Objective → Copy exactly the lines from the start of the material through the line with "0, 0.46, 0.24];". Pictures stay out of the copy.

Collected material →
━━━━━━━━━━━━━━━━━━━━━━━━━━━━━━

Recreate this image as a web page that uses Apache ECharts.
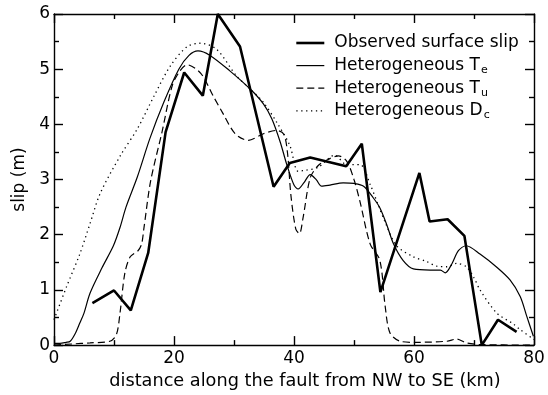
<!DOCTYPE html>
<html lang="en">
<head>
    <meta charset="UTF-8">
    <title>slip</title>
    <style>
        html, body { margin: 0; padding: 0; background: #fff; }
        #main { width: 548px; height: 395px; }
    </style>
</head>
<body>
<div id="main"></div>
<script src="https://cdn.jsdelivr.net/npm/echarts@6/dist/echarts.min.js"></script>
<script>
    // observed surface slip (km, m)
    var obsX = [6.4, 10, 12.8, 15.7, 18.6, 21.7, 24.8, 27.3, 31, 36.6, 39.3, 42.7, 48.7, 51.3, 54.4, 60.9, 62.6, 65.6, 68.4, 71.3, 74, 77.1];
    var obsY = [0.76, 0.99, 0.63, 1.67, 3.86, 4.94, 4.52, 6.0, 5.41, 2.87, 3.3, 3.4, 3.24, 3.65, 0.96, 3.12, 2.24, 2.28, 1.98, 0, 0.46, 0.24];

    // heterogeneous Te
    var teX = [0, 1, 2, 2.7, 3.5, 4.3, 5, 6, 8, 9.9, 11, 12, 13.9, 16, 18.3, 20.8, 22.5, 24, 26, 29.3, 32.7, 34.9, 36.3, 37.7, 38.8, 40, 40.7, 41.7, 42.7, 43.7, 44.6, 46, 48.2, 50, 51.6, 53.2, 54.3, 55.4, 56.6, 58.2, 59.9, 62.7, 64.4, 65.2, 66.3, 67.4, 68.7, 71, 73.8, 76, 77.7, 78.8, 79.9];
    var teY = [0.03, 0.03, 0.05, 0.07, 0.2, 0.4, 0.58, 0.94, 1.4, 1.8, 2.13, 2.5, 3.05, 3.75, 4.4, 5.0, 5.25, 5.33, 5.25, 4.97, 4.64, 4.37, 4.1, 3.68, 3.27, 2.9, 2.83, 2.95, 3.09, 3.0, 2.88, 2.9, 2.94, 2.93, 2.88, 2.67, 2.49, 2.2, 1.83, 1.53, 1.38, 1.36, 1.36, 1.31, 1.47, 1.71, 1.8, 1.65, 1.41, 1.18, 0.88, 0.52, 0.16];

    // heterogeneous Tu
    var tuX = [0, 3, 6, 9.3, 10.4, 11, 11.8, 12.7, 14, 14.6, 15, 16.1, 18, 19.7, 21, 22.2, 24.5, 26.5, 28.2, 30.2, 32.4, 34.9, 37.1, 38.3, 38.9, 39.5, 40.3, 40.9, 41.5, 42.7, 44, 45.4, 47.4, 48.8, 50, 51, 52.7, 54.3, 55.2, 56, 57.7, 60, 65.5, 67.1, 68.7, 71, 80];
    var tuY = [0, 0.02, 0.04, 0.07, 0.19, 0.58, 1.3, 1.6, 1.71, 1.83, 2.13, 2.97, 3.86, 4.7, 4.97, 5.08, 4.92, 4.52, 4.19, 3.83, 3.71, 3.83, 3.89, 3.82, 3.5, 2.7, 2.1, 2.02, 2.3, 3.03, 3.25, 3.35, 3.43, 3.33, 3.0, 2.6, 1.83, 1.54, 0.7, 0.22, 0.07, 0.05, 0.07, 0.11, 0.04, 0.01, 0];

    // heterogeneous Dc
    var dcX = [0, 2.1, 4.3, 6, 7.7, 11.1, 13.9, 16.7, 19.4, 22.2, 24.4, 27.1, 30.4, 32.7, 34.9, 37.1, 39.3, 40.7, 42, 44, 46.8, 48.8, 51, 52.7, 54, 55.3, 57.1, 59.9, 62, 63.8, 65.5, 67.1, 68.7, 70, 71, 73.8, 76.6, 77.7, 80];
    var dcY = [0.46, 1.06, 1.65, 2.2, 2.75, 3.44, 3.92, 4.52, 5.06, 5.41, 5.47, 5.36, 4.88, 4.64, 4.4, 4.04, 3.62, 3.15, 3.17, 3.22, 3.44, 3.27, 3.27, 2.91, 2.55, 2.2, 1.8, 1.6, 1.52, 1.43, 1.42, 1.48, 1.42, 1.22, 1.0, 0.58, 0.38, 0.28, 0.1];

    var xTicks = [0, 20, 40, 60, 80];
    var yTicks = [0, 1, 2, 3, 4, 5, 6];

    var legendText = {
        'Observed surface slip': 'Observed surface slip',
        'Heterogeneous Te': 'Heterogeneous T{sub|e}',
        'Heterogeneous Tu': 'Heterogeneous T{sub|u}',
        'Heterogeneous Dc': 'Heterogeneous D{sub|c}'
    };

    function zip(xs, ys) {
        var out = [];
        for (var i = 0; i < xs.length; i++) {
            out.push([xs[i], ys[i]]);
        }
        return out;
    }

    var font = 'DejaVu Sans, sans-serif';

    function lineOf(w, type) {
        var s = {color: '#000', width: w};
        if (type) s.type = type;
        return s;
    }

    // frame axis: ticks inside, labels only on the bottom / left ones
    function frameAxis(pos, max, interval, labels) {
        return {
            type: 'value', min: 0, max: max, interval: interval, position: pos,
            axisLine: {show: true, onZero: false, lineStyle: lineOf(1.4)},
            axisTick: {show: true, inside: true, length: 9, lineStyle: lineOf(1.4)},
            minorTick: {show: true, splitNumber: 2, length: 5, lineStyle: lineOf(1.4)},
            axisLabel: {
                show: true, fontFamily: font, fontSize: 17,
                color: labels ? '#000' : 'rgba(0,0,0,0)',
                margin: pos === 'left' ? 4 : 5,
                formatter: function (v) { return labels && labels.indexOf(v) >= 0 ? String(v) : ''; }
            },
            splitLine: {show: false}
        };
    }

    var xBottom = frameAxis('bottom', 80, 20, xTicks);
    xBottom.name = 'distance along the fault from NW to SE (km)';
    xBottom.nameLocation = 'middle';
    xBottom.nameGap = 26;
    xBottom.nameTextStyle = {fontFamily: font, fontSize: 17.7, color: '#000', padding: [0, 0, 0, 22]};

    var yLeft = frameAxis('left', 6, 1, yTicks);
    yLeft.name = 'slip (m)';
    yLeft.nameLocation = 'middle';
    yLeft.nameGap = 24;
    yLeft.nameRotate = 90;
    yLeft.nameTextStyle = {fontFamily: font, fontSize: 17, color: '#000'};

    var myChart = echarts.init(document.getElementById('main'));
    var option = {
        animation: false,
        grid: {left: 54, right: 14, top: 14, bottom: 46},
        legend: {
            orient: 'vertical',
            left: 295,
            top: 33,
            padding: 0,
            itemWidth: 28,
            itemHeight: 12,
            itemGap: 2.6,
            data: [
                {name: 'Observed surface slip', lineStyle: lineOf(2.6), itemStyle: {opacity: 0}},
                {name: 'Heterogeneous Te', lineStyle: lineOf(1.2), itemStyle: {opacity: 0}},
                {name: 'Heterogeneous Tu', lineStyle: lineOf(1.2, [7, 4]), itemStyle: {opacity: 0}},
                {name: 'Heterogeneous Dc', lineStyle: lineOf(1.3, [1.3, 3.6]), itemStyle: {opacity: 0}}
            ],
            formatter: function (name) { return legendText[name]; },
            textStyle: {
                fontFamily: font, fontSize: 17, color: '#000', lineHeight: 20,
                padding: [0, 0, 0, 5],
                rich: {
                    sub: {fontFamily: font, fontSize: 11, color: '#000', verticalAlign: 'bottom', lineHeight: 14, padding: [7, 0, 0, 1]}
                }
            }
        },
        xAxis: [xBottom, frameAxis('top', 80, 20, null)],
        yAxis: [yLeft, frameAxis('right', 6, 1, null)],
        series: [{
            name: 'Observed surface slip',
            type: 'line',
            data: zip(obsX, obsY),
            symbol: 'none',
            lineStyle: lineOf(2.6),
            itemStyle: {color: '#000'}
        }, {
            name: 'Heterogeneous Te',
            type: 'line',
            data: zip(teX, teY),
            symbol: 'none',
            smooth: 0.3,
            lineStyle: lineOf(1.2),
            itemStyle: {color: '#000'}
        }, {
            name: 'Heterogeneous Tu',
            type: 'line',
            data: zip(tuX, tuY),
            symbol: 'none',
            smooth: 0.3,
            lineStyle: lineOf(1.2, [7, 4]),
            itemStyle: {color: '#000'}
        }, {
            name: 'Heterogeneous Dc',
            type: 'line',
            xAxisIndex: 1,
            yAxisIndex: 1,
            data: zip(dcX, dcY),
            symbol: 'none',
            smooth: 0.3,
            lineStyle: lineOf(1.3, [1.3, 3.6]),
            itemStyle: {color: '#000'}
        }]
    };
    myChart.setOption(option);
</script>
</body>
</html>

━━━━━━━━━━━━━━━━━━━━━━━━━━━━━━

Exercise answer →
Recreate this image as a web page that uses Apache ECharts.
<!DOCTYPE html>
<html lang="en">
<head>
    <meta charset="UTF-8">
    <title>slip</title>
    <style>
        html, body { margin: 0; padding: 0; background: #fff; }
        #main { width: 548px; height: 395px; }
    </style>
</head>
<body>
<div id="main"></div>
<script src="https://cdn.jsdelivr.net/npm/echarts@6/dist/echarts.min.js"></script>
<script>
    // observed surface slip (km, m)
    var obsX = [6.4, 10, 12.8, 15.7, 18.6, 21.7, 24.8, 27.3, 31, 36.6, 39.3, 42.7, 48.7, 51.3, 54.4, 60.9, 62.6, 65.6, 68.4, 71.3, 74, 77.1];
    var obsY = [0.76, 0.99, 0.63, 1.67, 3.86, 4.94, 4.52, 6.0, 5.41, 2.87, 3.3, 3.4, 3.24, 3.65, 0.96, 3.12, 2.24, 2.28, 1.98, 0, 0.46, 0.24];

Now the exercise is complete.